- _Directive_: Exactly retype the lines from the top of the data through the line containing "base = alt.Chart(df)", leaving out every picture.
*-*-*
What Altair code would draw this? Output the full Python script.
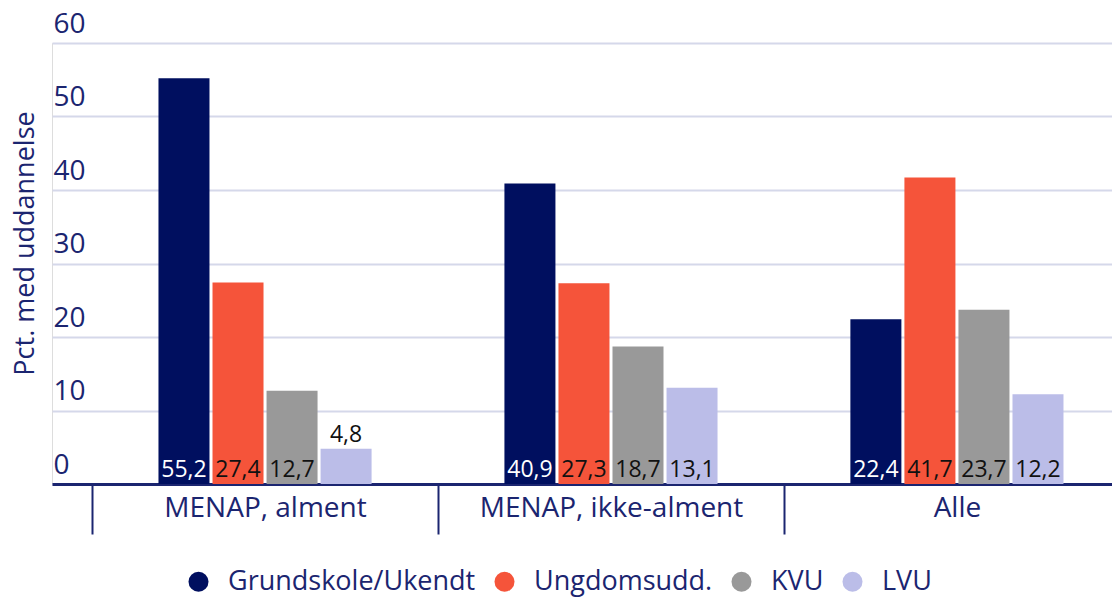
import altair as alt
import pandas as pd

groups = ["MENAP, alment", "MENAP, ikke-alment", "Alle"]
series = ["Grundskole/Ukendt", "Ungdomsudd.", "KVU", "LVU"]
values = {
    "Grundskole/Ukendt": [55.2, 40.9, 22.4],
    "Ungdomsudd.": [27.4, 27.3, 41.7],
    "KVU": [12.7, 18.7, 23.7],
    "LVU": [4.8, 13.1, 12.2],
}
bar_colors = ["#000f5f", "#f5543a", "#999999", "#bbbde8"]
text_colors = ["#ffffff", "#111111", "#111111", "#111111"]
y_title = "Pct. med uddannelse"

rows = []
for s in series:
    for g, v in zip(groups, values[s]):
        rows.append({"group": g, "series": s, "value": v})
df = pd.DataFrame(rows)

NAVY = "#1b2570"
FONT = "Open Sans"

x_enc = alt.X("group:N", sort=groups, title=None,
              scale=alt.Scale(paddingInner=0.384, paddingOuter=0.224, align=0.687),
              axis=alt.Axis(labelAngle=0, labelFontSize=28, labelColor=NAVY, labelFont=FONT,
                            labelLimit=0,
                            domainColor=NAVY, domainWidth=3, ticks=True, bandPosition=0,
                            tickOffset=-66.5, labelOffset=66.5,
                            tickSize=50, tickColor=NAVY, tickWidth=2, labelPadding=-40,
                            labelBaseline="top"))
xo_enc = alt.XOffset("series:N", sort=series,
                     scale=alt.Scale(paddingInner=0.056, paddingOuter=0))
y_scale = alt.Scale(domain=[0, 60], nice=False)

base = alt.Chart(df)

bars = base.mark_bar().encode(
    x=x_enc,
    xOffset=xo_enc,
    y=alt.Y("value:Q", scale=y_scale, title=y_title,
            axis=alt.Axis(values=[0, 10, 20, 30, 40, 50, 60], domain=False, ticks=False, tickSize=0,
                          labelAlign="left", labelBaseline="bottom", labelPadding=-1, labelOffset=-5,
                          labelFontSize=28, labelColor=NAVY, labelFont=FONT,
                          gridColor="#d5d8ea", gridWidth=2,
                          titleFontSize=27, titleFont=FONT, titleColor=NAVY, titleFontWeight="normal",
                          titleX=-19, titleY=200, titleAngle=-90, titleAlign="center",
                          titleBaseline="alphabetic")),
    color=alt.Color("series:N", sort=series,
                    scale=alt.Scale(domain=series, range=bar_colors),
                    legend=alt.Legend(title=None, orient="none", direction="horizontal",
                                      legendX=133, legendY=525, symbolType="circle",
                                      symbolSize=400, symbolStrokeWidth=0, labelFontSize=27,
                                      labelColor=NAVY, labelFont=FONT, columnPadding=15,
                                      labelOffset=16, labelLimit=0)),
)

labels = base.transform_calculate(
    label="replace(format(datum.value, '.1f'), '.', ',')",
    label_y="datum.value < 8 ? datum.value : 0",
).mark_text(baseline="alphabetic", dy=-7, fontSize=23, font=FONT).encode(
    x=alt.X("group:N", sort=groups),
    xOffset=alt.XOffset("series:N", sort=series),
    y=alt.Y("label_y:Q", scale=y_scale),
    text="label:N",
    color=alt.Color("series:N", scale=alt.Scale(domain=series, range=text_colors), legend=None),
)

chart = alt.layer(bars, labels).resolve_scale(color="independent").properties(
    width=1060, height=441,
    autosize=alt.AutoSizeParams(type="none"),
    padding={"left": 44, "top": 35, "right": 0, "bottom": 113},
).configure_view(stroke=None).configure(font=FONT)

chart.save("out.html", embed_options={"renderer": "svg", "actions": False})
*-*-*
- _Solved exercise_:
What Altair code would draw this? Output the full Python script.
import altair as alt
import pandas as pd

groups = ["MENAP, alment", "MENAP, ikke-alment", "Alle"]
series = ["Grundskole/Ukendt", "Ungdomsudd.", "KVU", "LVU"]
values = {
    "Grundskole/Ukendt": [55.2, 40.9, 22.4],
    "Ungdomsudd.": [27.4, 27.3, 41.7],
    "KVU": [12.7, 18.7, 23.7],
    "LVU": [4.8, 13.1, 12.2],
}
bar_colors = ["#000f5f", "#f5543a", "#999999", "#bbbde8"]
text_colors = ["#ffffff", "#111111", "#111111", "#111111"]
y_title = "Pct. med uddannelse"

rows = []
for s in series:
    for g, v in zip(groups, values[s]):
        rows.append({"group": g, "series": s, "value": v})
df = pd.DataFrame(rows)

NAVY = "#1b2570"
FONT = "Open Sans"

x_enc = alt.X("group:N", sort=groups, title=None,
              scale=alt.Scale(paddingInner=0.384, paddingOuter=0.224, align=0.687),
              axis=alt.Axis(labelAngle=0, labelFontSize=28, labelColor=NAVY, labelFont=FONT,
                            labelLimit=0,
                            domainColor=NAVY, domainWidth=3, ticks=True, bandPosition=0,
                            tickOffset=-66.5, labelOffset=66.5,
                            tickSize=50, tickColor=NAVY, tickWidth=2, labelPadding=-40,
                            labelBaseline="top"))
xo_enc = alt.XOffset("series:N", sort=series,
                     scale=alt.Scale(paddingInner=0.056, paddingOuter=0))
y_scale = alt.Scale(domain=[0, 60], nice=False)

base = alt.Chart(df)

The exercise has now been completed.